Je vous propose donc un mot en ce jour de repos et ce mot est : mogigraphie. Je n’ai pas dit : mogilialisme, non, cela est bien différent car il s’agit une manière élégante de nommer le bégaiement. Je ne vais pas proposer une pinte de bière tiède au premier ou à la première qui aura trouvé la signification de ce mot car il n’est pas simple de faire parvenir ce genre de lot par la poste. La mogigraphie est, en réalité, la crampe de l’écrivain et vous aurez compris que c’est ce qui m’affecte, d’autant plus que ce genre de crampe pourrait atteindre le cerveau. Etre trahi par son poignet est une chose, avoir sa pensée au bord du claquage en est une autre.
Ne pouvant soulager mes maux dans les brumes septentrionales, j’ai consulté le bon docteur V. (ce dernier tient à rester anonyme) qui soigne par les plantes. En effet, il soigne les malades par les plantes des pieds ; c'est-à-dire qu’il introduit dans les chaussettes du patient un fin broyat dynamisé selon une méthode analogue à celle du Dr Hahnemann, inventeur de l’homéopathie. Le traitement qui m’a été administré par le bon docteur V. fut un traitement expérimental.
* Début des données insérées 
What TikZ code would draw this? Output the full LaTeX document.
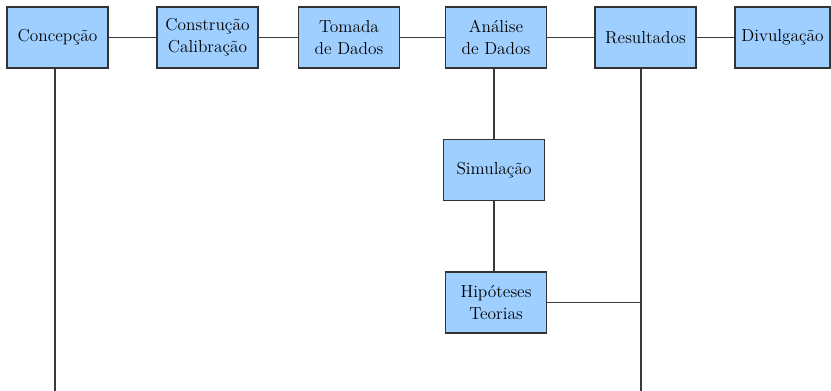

En effet, le traitement de la mogigraphie n’avait jamais été tenté par cette méthode, cela pour la bonne raison que le bon docteur V. est diplômé de l’Ecole vétérinaire et que l’on connaît fort peu d’animaux souffrant de mogigraphie. Mais je dirai que l’essai fut concluant. Le bon docteur a donc garni l’intérieur de mes chaussettes avec de la plume d’oie en poudre mélangée à de la seiche broyée. Le postulat de départ étant que « similia similibus curentur », il fallait traiter le mal de l’écriture par ce qui permet l’écriture. Or, si l’écriture a beaucoup évolué depuis le stylobille jusqu’à l’imprimante multifonctions, il n’en reste pas moins qu’elle s’est longtemps pratiquée avec une plume d’oie finement taillée. Un traitement à la plume d’oie ne peut qu’affiner et rendre plus légère une écriture parfois un peu lourde par exemple. Pour ce qui est du broyat de seiche, nous n’ignorons pas que cet animal, joliment appelé chipiron par les basques, est l’inventeur de l’encre. Donc, suite à une seule application de douze heures dans des chaussettes de qualité, je me suis vu reprendre mon activité écrivante sans douleur ni difficulté. A la fin de la journée, j’ai retiré un mulching honorable du fond de mes chaussettes et je l’ai ajouté sur mon tas de compost. Certains pourraient penser que cela peut se fumer mais j’ai abandonné la pratique du tabac depuis quelque temps et plutôt que de pétuner, je préfère maintenant fumer mon potager.
Cela dit, je m’en tiens à l’écriture au clavier mais je ne dédaignerais pas de tenter l’écriture à la plume d’oie. J’attendrai le retour des oies sauvages pour ne pas déplumer les gardiennes du Capitole et la migration des chipirons hors du port de Ciboure pour ne pas dégarnir la carte des restaurants locaux
On voit par là qu’il faut du poignet pour sauver les mots.